The licence is time-limited for a 2-year period and places stringent conditions on the trial, which will take place in the northern uplands of England. Brood management will only take place with the permission of the landowner.
Brood management is the sixth action within the Defra Hen Harrier Recovery Plan, ultimately aiming to reduce hen harrier predation of grouse chicks on driven grouse moors, leading to an improvement in the conservation status of the hen harrier.
BASC chairman Peter Glenser said: “BASC has long advocated a form of brood management and reintroduction as the key to resolving conflicts with the aim of increasing hen harrier numbers across England.

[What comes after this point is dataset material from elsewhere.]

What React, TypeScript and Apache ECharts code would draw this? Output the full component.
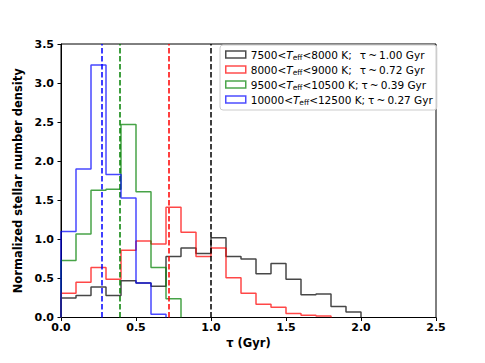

“The licence is a pragmatic solution to the conflict which exists in our uplands. Although there is much work still to be done, we believe the scheme should build confidence and contribute towards ensuring the future of hen harriers.”
The licence permits the removal of hen harrier eggs and/or chicks to a dedicated hatching and rearing facility, where they will be hand-reared in captivity, before being transferred to specially-constructed pens in hen harrier breeding habitat. They are then re-introduced into the wild in the uplands of northern England. This intervention may only occur where hen harrier nests have reached an agreed density.